Ivan Yevreinov

Ivan Mikhaylovich Yevreinov (Russian: Ива́н Миха́йлович Евре́инов) (1694–February 3 O.S. 1724) was a Russian geodesist and explorer.

Ivan Yevreinov was born in Poland, then brought to Russia and baptized into Orthodox Christianity.

Ivan Yevreinov was first a student at the Moscow School of Mathematics and Navigation (from 1714) and then in a geodesic class of the Naval Academy in St. Petersburg. In 1719, Ivan Yevreinov was sent to Kamchatka and Kuril Islands by the order of Peter the Great to secretly perform cartography together with Fyodor Luzhin and find if America and Asia are joined together.
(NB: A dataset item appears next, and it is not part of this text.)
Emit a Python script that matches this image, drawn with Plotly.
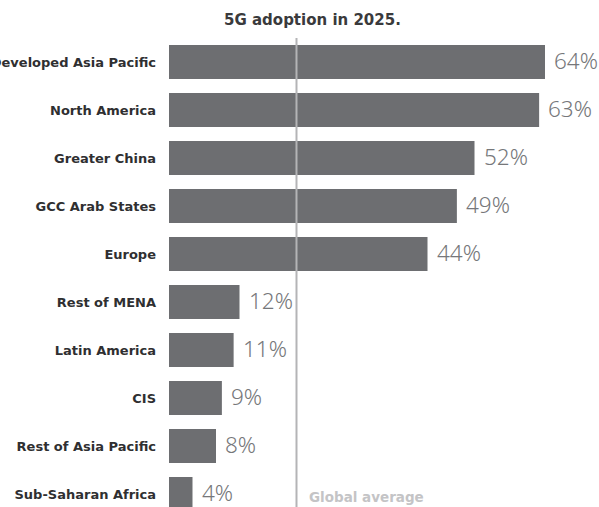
import plotly.graph_objects as go

# 5G adoption share by region, 2025
regions = [
    "Developed Asia Pacific", "North America", "Greater China", "GCC Arab States",
    "Europe", "Rest of MENA", "Latin America", "CIS", "Rest of Asia Pacific",
    "Sub-Saharan Africa",
]
adoption = [64, 63, 52, 49, 44, 12, 11, 9, 8, 4]
global_average = 21.7

BAR = "#6d6e71"
LABEL_FONT = "DejaVu Sans, Verdana, sans-serif"
VALUE_FONT = "Noto Sans, DejaVu Sans, sans-serif"

fig = go.Figure(
    go.Bar(
        x=adoption,
        y=regions,
        orientation="h",
        width=0.71,
        marker=dict(color=BAR, line=dict(width=0)),
        hoverinfo="skip",
    )
)

# value labels beside each bar, light and narrow
for r, v in zip(regions, adoption):
    fig.add_annotation(
        x=v, y=r,
        text=f"{v}%",
        showarrow=False,
        xanchor="left", yanchor="middle", xshift=7, yshift=2,
        font=dict(family=VALUE_FONT, size=22.5, color="#76777a", weight=300),
    )

# global average reference line
fig.add_shape(
    type="line", xref="x", yref="paper",
    x0=global_average, x1=global_average, y0=0, y1=1,
    line=dict(color="#b4b4b6", width=2),
)
fig.add_annotation(
    x=global_average, xref="x", y=0.021, yref="paper",
    text="<b>Global average</b>", showarrow=False,
    xanchor="left", yanchor="middle", xshift=11,
    font=dict(family=LABEL_FONT, size=13.5, color="#c4c4c6"),
)

fig.add_annotation(
    x=(312.5 - 169) / 430, xref="paper", y=1.038, yref="paper",
    text="<b>5G adoption in 2025.</b>", showarrow=False,
    xanchor="center", yanchor="middle",
    font=dict(family=LABEL_FONT, size=15, color="#3a3a3c"),
)

fig.update_layout(
    width=599, height=507,
    margin=dict(l=169, r=0, t=38, b=0),
    paper_bgcolor="white", plot_bgcolor="white",
    showlegend=False,
)
fig.update_xaxes(range=[0, 430 / 5.875], visible=False, fixedrange=True)
fig.update_yaxes(
    type="category",
    categoryorder="array", categoryarray=regions,
    range=[9.27, -0.5],
    showgrid=False, zeroline=False, showline=False,
    ticks="", ticklabelstandoff=12, automargin=False,
    tickfont=dict(family=LABEL_FONT, size=13, color="#2f2f31", weight="bold"),
)

fig.write_html("out.html")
In 1720, he reached Okhotsk by land (through Siberia), then on a small ship Vostok he reached Kamchatka, then by land traveled to Nizhnekamchatsk (and was the first to measure geographical coordinates of this place). He returned to the ship, mapped the shores of Kamchatka, then sailed to the south along Kuril Islands (was first to map sixteen of Kuril Islands) down to Hokkaidō. On the Kuril Islands they collected taxes from the local population, then through Kamchatka, Okhotsk and Yakutsk they returned to Tobolsk and finally to Kazan, there Ivan reported about his findings to Peter the Great. Ivan Evreinov was not able to answer whether America and Asia are connected by land, but he was first to make accurate mapping of Kamchatka, Kuril Islands and Russian Pacific Coast, before him even coordinates of local forts and villages were not known.

Since 1723 he worked on mapping Khlynov and surroundings and died there.

Name of Evreinov is given to a Mountain and a Peninsula on Okhotsk Sea and one of the straits between Kuril Islands.